- _REQUIRED WORK_
The lines to extract run from the start of the records through the line with "const xDecades = [0, 1, 2, 3, 4];", both ends included; drop the pictures.

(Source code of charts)
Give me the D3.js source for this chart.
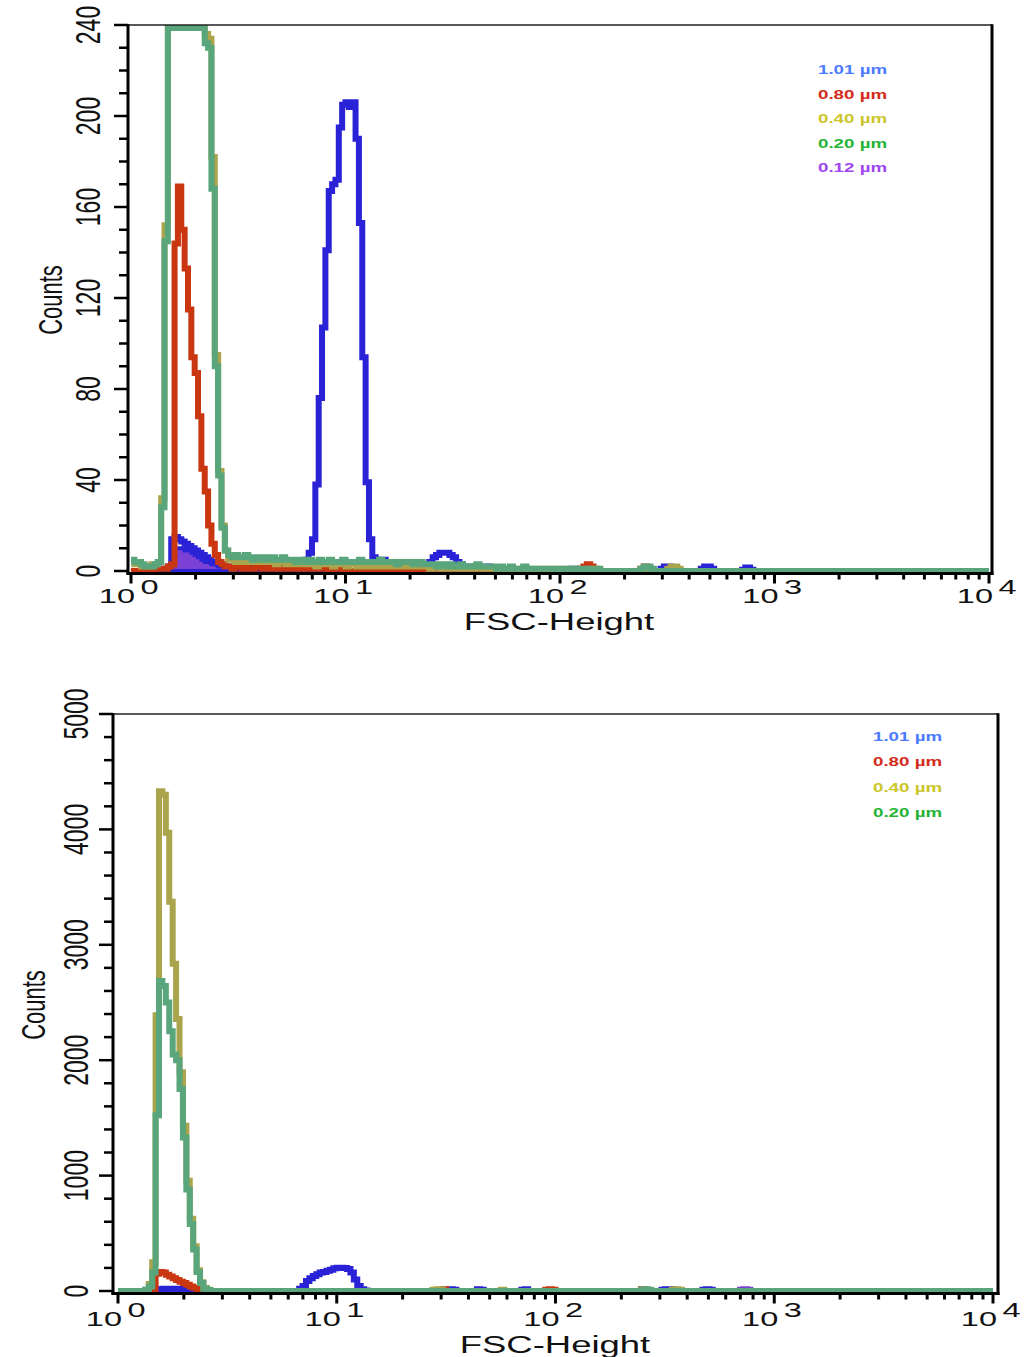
<!DOCTYPE html>
<html>
<head>
<meta charset="utf-8">
<script src="https://cdn.jsdelivr.net/npm/d3@7"></script>
<style>
  body { margin: 0; background: #fff; }
  svg { display: block; }
  text { font-family: "Liberation Sans", Arial, sans-serif; }
</style>
</head>
<body>
<svg id="fig" width="1026" height="1357"></svg>
<script>
// FSC-Height histograms: 256 channels spread over 4 log decades (64 channels/decade).
const CH_PER_DEC = 64;
const N_CH = 256;

// Legend entries (bead sizes) and tick values
const legendTop = ["1.01 µm", "0.80 µm", "0.40 µm", "0.20 µm", "0.12 µm"];
const legendBottom = ["1.01 µm", "0.80 µm", "0.40 µm", "0.20 µm"];
const yTicksTop = [0, 40, 80, 120, 160, 200, 240];
const yTicksBottom = [0, 1000, 2000, 3000, 4000, 5000];
const xDecades = [0, 1, 2, 3, 4];

// Histogram counts stored as runs: [first channel, [counts...]]; channels not listed are 0.
// ---- upper panel ----
const topBlue = [
  [0, [0,0,0,0,0,0,0,0,1,1,1,2]],
  [12, [14,15,14,13,12,11,10,9,8,7, 6,5,4,4,3,3,2,2,2,2, 2,2,1,2,2,2,1,2,2,2, 2,2,2,2,3,3,3,3,4,4, 5]],
  [53, [8,14,38,76,107,141,167,170,172,195,205,206,204,206,190,153,94,39,14,6,4]],
  [74, [5,5,4,4,3,3,3,2,2,3,2,2,2,3,3,4,6,7,8,8,8,7,6,4,3,2,2,2,1,2,1,1,2,1,1,1]],
  [131, [1,1]],
  [158, [1,2,2,1]],
  [170, [1,2,2,1]]
];
const topRed = [
  [0, [0,0,0,0,0,0,0,1,1,1,1,2,3]],
  [13, [144,169,150,133,115,94,87,68,45,35,20,12,7,4,3]],
  [28, [2,2,1,2,2,1,2,1,1,2, 2,1,1,2,1,1,2,1,1,1, 1,2,1,1,1,1,1,1,1,1, 1,0,1,1,1]],
  [100, [1,1,0,1]],
  [134, [1,2,3,2,1]],
  [152, [1,2,1]]
];
const topOlive = [
  [0, [4,3,3,2,2,2,3,3,4,32,152,300,370,430,470,480,460,430,390,340,300,262,236,234,182,95,44,20,9]],
  [29, [5,5,4,5,4,5,4,4,4,5,4,4,4,4,3,4,4,3,4,
        3,3,3,4,3,3,3,2,3,3, 3,3,2,3,3,3,2,3,3,2, 3,2,3,2,2,3,2,2,3,2, 2,2,2,3,2,2,2,2,2,2,
        2,1,2,2,1,2,1,2,1,1, 2,1,1,1,2,1,1,1,1,1,
        1,1,0,1,1,0,1,0,1,1, 0,1,0,0,1,0,0,1,0,0, 1,0,0,0,1,0,0,0,0,1, 0,0,0]],
  [160, [1,2,2,1]]
];
const topGreen = [
  [0, [5,4,4,3,2,2,2,3,4,28,145,290,360,420,460,470,450,420,380,330,290,255,232,230,168,90,42,19,9]],
  [29, [7,6,7,6,6,7,6,5,6,6,5,6,5,6,5,5,6,5,5,
        5,4,5,5,4,5,4,4,5,4, 4,5,4,4,4,5,4,4,4,4, 5,4,4,4,4,4,5,4,4,4, 4,3,4,4,4,4,3,4,4,3,
        3,3,3,2,3,3,2,3,2,2, 3,2,2,2,2,3,2,2,2,2,
        2,1,2,1,1,2,1,1,1,2, 1,1,1,1,1,1,1,1,1,0, 1,1,0,1,1,0,1,0,1,0, 0,1,0]],
  [152, [1,2,2,1]]
];
const topPurple = [
  [11, [2,9,10,10,10,9,9,8,7,6,5,4,4,3,3,2,2,2,1,1,1,1,1,1,1]],
  [182, [1,2,2,1]]
];

// ---- lower panel ----
const bottomBlue = [
  [12, [15,20,20,20,20,20,20,18,15,10,8,5]],
  [53, [20,43,87,110,130,145,160,165,175,185,198,202,202,200,190,160,100,43,15,5]],
  [96, [10,15,10]],
  [105, [15,10]],
  [118, [10,15]],
  [159, [10,15,15,10]],
  [171, [10,15,10]]
];
const bottomRed = [
  [10, [5,150,165,160,140,125,110,95,80,70,55,40,28,15,6]],
  [94, [10,15]],
  [125, [10,15,10]],
  [153, [15,10]]
];
const bottomOlive = [
  [8, [10,60,250,2390,4330,4300,3970,3373,2836,2358,1895,1433,955,627,388,179,75,25,10]],
  [92, [10,15,10]],
  [112, [10]],
  [162, [10,15,10]]
];
const bottomGreen = [
  [8, [10,40,160,1522,2687,2642,2500,2250,2050,2000,1750,1330,880,580,360,165,70,20,8]],
  [153, [10,15,10]]
];
const bottomPurple = [
  [182, [10,15,10]]
];

// ---- styling ----
const COL = {
  blue: "#2a22d6", red: "#c9360f", olive: "#aaa54c", green: "#59a57c", purple: "#7b40d4"
};
const legendColors = ["#4d7bff", "#d42b1b", "#cbc62a", "#26b436", "#9f45f2"];

function expand(runs) {
  const a = new Array(N_CH).fill(0);
  runs.forEach(([s, vals]) => vals.forEach((v, i) => { a[s + i] = v; }));
  return a;
}

const panels = [
  {
    series: [
      { runs: topPurple, color: COL.blue, fill: COL.purple },
      { runs: topBlue, color: COL.blue },
      { runs: topRed, color: COL.red },
      { runs: topOlive, color: COL.olive },
      { runs: topGreen, color: COL.green }
    ],
    yMax: 240, yMajor: yTicksTop, yMinorStep: 10,
    frame: { left: 128, right: 992, top: 25, bottom: 573.5 },
    plot: { x0: 131, x1: 989, y0: 571, y1: 25 },
    tickLabelX: 100, countsPos: [62, 300], titlePos: [559, 630],
    legend: legendTop, legendPos: [818, 74, 24.5], expBaseY: 603
  },
  {
    series: [
      { runs: bottomPurple, color: COL.purple },
      { runs: bottomBlue, color: COL.blue },
      { runs: bottomRed, color: COL.red },
      { runs: bottomOlive, color: COL.olive },
      { runs: bottomGreen, color: COL.green }
    ],
    yMax: 5000, yMajor: yTicksBottom, yMinorStep: 200,
    frame: { left: 113, right: 998, top: 714, bottom: 1293.5 },
    plot: { x0: 118, x1: 993, y0: 1291, y1: 714 },
    tickLabelX: 88, countsPos: [45, 1005], titlePos: [555, 1353],
    legend: legendBottom, legendPos: [873, 741, 25.3], expBaseY: 1326
  }
];

const svg = d3.select("#fig");

panels.forEach(p => {
  const g = svg.append("g");
  const x = d3.scaleLog().domain([1, 1e4]).range([p.plot.x0, p.plot.x1]);
  const y = d3.scaleLinear().domain([0, p.yMax]).range([p.plot.y0, p.plot.y1]);
  const yCap = v => Math.max(y(v), p.plot.y1 + 3);   // off-scale counts ride along the top edge
  const edge = c => Math.pow(10, c / CH_PER_DEC);

  const line = d3.line().x(d => x(d[0])).y(d => yCap(d[1])).curve(d3.curveStepAfter);
  const area = d3.area().x(d => x(d[0])).y0(y(0)).y1(d => yCap(d[1])).curve(d3.curveStepAfter);

  // histograms
  p.series.forEach(s => {
    const counts = expand(s.runs);
    const pts = counts.map((v, c) => [edge(c), v]);
    pts.push([edge(N_CH), counts[N_CH - 1]]);
    if (s.fill) {
      g.append("path").attr("d", area(pts))
        .attr("fill", s.fill).attr("stroke", s.color)
        .attr("stroke-width", 4).attr("stroke-linejoin", "miter");
    } else {
      g.append("path").attr("d", line(pts))
        .attr("fill", "none").attr("stroke", s.color)
        .attr("stroke-width", 6).attr("stroke-linejoin", "miter");
    }
  });

  // frame
  const f = p.frame;
  g.append("line").attr("x1", f.left).attr("x2", f.right).attr("y1", f.top).attr("y2", f.top)
    .attr("stroke", "#222").attr("stroke-width", 1.5);
  g.append("line").attr("x1", f.right).attr("x2", f.right).attr("y1", f.top - 0.75).attr("y2", f.bottom + 1.5)
    .attr("stroke", "#000").attr("stroke-width", 3);
  g.append("line").attr("x1", f.left).attr("x2", f.left).attr("y1", f.top - 0.75).attr("y2", f.bottom + 1.5)
    .attr("stroke", "#000").attr("stroke-width", 3);
  g.append("line").attr("x1", f.left - 1.5).attr("x2", f.right + 1.5).attr("y1", f.bottom).attr("y2", f.bottom)
    .attr("stroke", "#000").attr("stroke-width", 3);

  // y ticks
  const minor = d3.range(0, p.yMax + 1e-9, p.yMinorStep);
  g.selectAll(null).data(minor).join("line")
    .attr("x1", d => f.left - (p.yMajor.includes(d) ? 14 : 9)).attr("x2", f.left)
    .attr("y1", d => y(d)).attr("y2", d => y(d))
    .attr("stroke", "#000").attr("stroke-width", 2.5);

  // y tick labels (rotated)
  g.selectAll(null).data(p.yMajor).join("text")
    .attr("transform", d => `translate(${p.tickLabelX},${y(d)}) scale(1.5,1) rotate(-90)`)
    .attr("text-anchor", "middle").attr("font-size", 23).attr("fill", "#111")
    .text(d => d);

  g.append("text")
    .attr("transform", `translate(${p.countsPos[0]},${p.countsPos[1]}) scale(1.5,1) rotate(-90)`)
    .attr("text-anchor", "middle").attr("font-size", 22).attr("fill", "#111")
    .text("Counts");

  // x ticks: decades long, 2..9 short
  const xt = [];
  xDecades.forEach(k => {
    xt.push({ v: Math.pow(10, k), major: true });
    if (k < 4) for (let m = 2; m <= 9; m++) xt.push({ v: m * Math.pow(10, k), major: false });
  });
  g.selectAll(null).data(xt).join("line")
    .attr("x1", d => x(d.v)).attr("x2", d => x(d.v))
    .attr("y1", f.bottom).attr("y2", d => f.bottom + (d.major ? 10 : 6))
    .attr("stroke", "#000").attr("stroke-width", 3);

  // decade labels 10^k
  xDecades.forEach(k => {
    const lg = g.append("g")
      .attr("transform", `translate(${x(Math.pow(10, k)) + 4},${p.expBaseY}) scale(1.55,1)`);
    lg.append("text").attr("text-anchor", "end").attr("font-size", 21).attr("fill", "#111").text("10");
    lg.append("text").attr("x", 3.5).attr("y", -9).attr("font-size", 21).attr("fill", "#111").text(k);
  });

  g.append("text")
    .attr("transform", `translate(${p.titlePos[0]},${p.titlePos[1]}) scale(1.52,1)`)
    .attr("text-anchor", "middle").attr("font-size", 24).attr("fill", "#111")
    .text("FSC-Height");

  // legend
  p.legend.forEach((t, i) => {
    g.append("text")
      .attr("transform", `translate(${p.legendPos[0]},${p.legendPos[1] + i * p.legendPos[2]}) scale(1.5,1)`)
      .attr("font-size", 12.5).attr("font-weight", "bold").attr("fill", legendColors[i])
      .text(t);
  });
});
</script>
</body>
</html>
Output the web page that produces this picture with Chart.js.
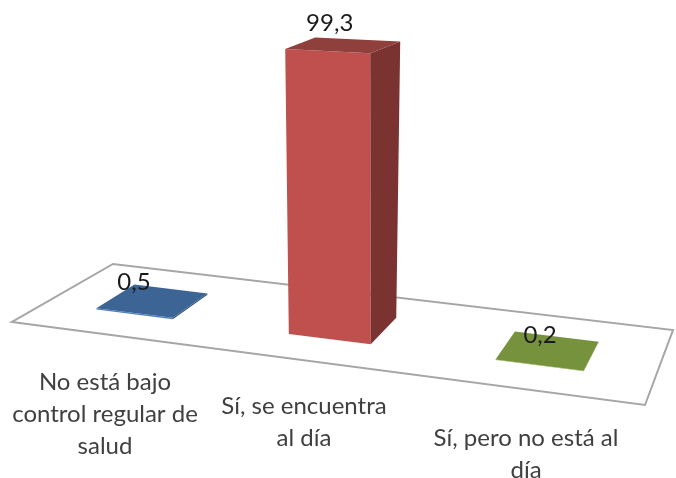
<!DOCTYPE html>
<html>
<head>
<meta charset="utf-8">
<style>
  html, body { margin: 0; padding: 0; background: #fff; }
  canvas { display: block; }
</style>
<script src="https://cdn.jsdelivr.net/npm/chart.js@4/dist/chart.umd.min.js"></script>
</head>
<body>
<canvas id="barChart" width="676" height="478"></canvas>
<script>
const categorias = [
  ['No está bajo', 'control regular de', 'salud'],
  ['Sí, se encuentra', 'al día'],
  ['Sí, pero no está al', 'día']
];
const valores = [0.5, 99.3, 0.2];
const etiquetas = ['0,5', '99,3', '0,2'];

const coresFrente = ['#4f81bd', '#c0504d', '#9bbb59'];
const coresTopo = ['#3c6494', '#8f3f3c', '#76923c'];
const coresLado = ['#2f4f76', '#7b3331', '#5e7530'];

// corners of the floor and of the plane at y = 100: front-left, front-right, back-right, back-left
const cantosChao = [[12, 322], [645, 405], [673, 330], [113, 264]];
const cantosTeto = [[-6, 43], [624, 73], [699, 44], [69, 14]];
const profundidade = [0.3, 0.7];
const deslocaU = -0.006;
const posEtiqueta = [[-19, -18], [-13, -22], [-8, -15]];
const posCategoria = [[105, 382], [304, 406], [526, 438]];
const alturaLinha = 32;

function homografia(c) {
  const dx1 = c[1][0] - c[2][0], dx2 = c[3][0] - c[2][0], sx = c[0][0] - c[1][0] + c[2][0] - c[3][0];
  const dy1 = c[1][1] - c[2][1], dy2 = c[3][1] - c[2][1], sy = c[0][1] - c[1][1] + c[2][1] - c[3][1];
  const det = dx1 * dy2 - dy1 * dx2;
  const g = (sx * dy2 - sy * dx2) / det;
  const h = (dx1 * sy - dy1 * sx) / det;
  const a = c[1][0] - c[0][0] + g * c[1][0], b = c[3][0] - c[0][0] + h * c[3][0];
  const d = c[1][1] - c[0][1] + g * c[1][1], e = c[3][1] - c[0][1] + h * c[3][1];
  return (u, v) => {
    const w = g * u + h * v + 1;
    return [(a * u + b * v + c[0][0]) / w, (d * u + e * v + c[0][1]) / w];
  };
}

const chao = homografia(cantosChao);
const teto = homografia(cantosTeto);

function projeta(u, v, alt) {
  const p = chao(u, v), q = teto(u, v);
  return [p[0] + (q[0] - p[0]) * alt, p[1] + (q[1] - p[1]) * alt];
}

function poligono(ctx, pts, cor) {
  ctx.beginPath();
  pts.forEach((p, i) => i ? ctx.lineTo(p[0], p[1]) : ctx.moveTo(p[0], p[1]));
  ctx.closePath();
  ctx.fillStyle = cor;
  ctx.fill();
}

const perspectiva = {
  id: 'perspectiva',
  beforeDatasetsDraw(chart) {
    const ctx = chart.ctx;
    const area = chart.chartArea;
    const barras = chart.getDatasetMeta(0).data;

    ctx.save();
    ctx.beginPath();
    cantosChao.forEach((p, i) => i ? ctx.lineTo(p[0], p[1]) : ctx.moveTo(p[0], p[1]));
    ctx.closePath();
    ctx.strokeStyle = '#a6a6a6';
    ctx.lineWidth = 2;
    ctx.stroke();

    barras.forEach((bar, i) => {
      const u0 = (bar.x - bar.width / 2 - area.left) / area.width + deslocaU;
      const u1 = (bar.x + bar.width / 2 - area.left) / area.width + deslocaU;
      const alt = (bar.base - bar.y) / area.height;
      const [v0, v1] = profundidade;

      poligono(ctx, [projeta(u0, v0, 0), projeta(u1, v0, 0), projeta(u1, v0, alt), projeta(u0, v0, alt)], coresFrente[i]);
      poligono(ctx, [projeta(u1, v0, 0), projeta(u1, v1, 0), projeta(u1, v1, alt), projeta(u1, v0, alt)], coresLado[i]);
      poligono(ctx, [projeta(u0, v0, alt), projeta(u1, v0, alt), projeta(u1, v1, alt), projeta(u0, v1, alt)], coresTopo[i]);

      const c = projeta((u0 + u1) / 2, (v0 + v1) / 2, alt);
      ctx.fillStyle = '#1a1a1a';
      ctx.font = '24px Lato';
      ctx.textAlign = 'center';
      ctx.textBaseline = 'middle';
      ctx.fillText(etiquetas[i], c[0] + posEtiqueta[i][0], c[1] + posEtiqueta[i][1]);

      ctx.fillStyle = '#404040';
      chart.scales.x.getLabels()[i].forEach((linha, n) => {
        ctx.fillText(linha, posCategoria[i][0], posCategoria[i][1] + n * alturaLinha);
      });
    });
    ctx.restore();
    return false;
  }
};

let graficoBarras = new Chart(document.getElementById('barChart').getContext('2d'), {
  type: 'bar',
  data: {
    labels: categorias,
    datasets: [{
      data: valores,
      backgroundColor: coresFrente,
      barPercentage: 0.405,
      categoryPercentage: 1
    }]
  },
  options: {
    responsive: false,
    animation: false,
    layout: { padding: 0 },
    plugins: { legend: { display: false }, tooltip: { enabled: false } },
    scales: {
      x: { display: false },
      y: { display: false, min: 0, max: 100 }
    }
  },
  plugins: [perspectiva]
});
</script>
</body>
</html>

- _ANSWER BELOW_
Give me the D3.js source for this chart.
<!DOCTYPE html>
<html>
<head>
<meta charset="utf-8">
<script src="https://cdn.jsdelivr.net/npm/d3@7"></script>
<style>
  body { margin: 0; background: #fff; }
  svg { display: block; }
  text { font-family: "Liberation Sans", Arial, sans-serif; }
</style>
</head>
<body>
<svg id="fig" width="1026" height="1357"></svg>
<script>
// FSC-Height histograms: 256 channels spread over 4 log decades (64 channels/decade).
const CH_PER_DEC = 64;
const N_CH = 256;

// Legend entries (bead sizes) and tick values
const legendTop = ["1.01 µm", "0.80 µm", "0.40 µm", "0.20 µm", "0.12 µm"];
const legendBottom = ["1.01 µm", "0.80 µm", "0.40 µm", "0.20 µm"];
const yTicksTop = [0, 40, 80, 120, 160, 200, 240];
const yTicksBottom = [0, 1000, 2000, 3000, 4000, 5000];
const xDecades = [0, 1, 2, 3, 4];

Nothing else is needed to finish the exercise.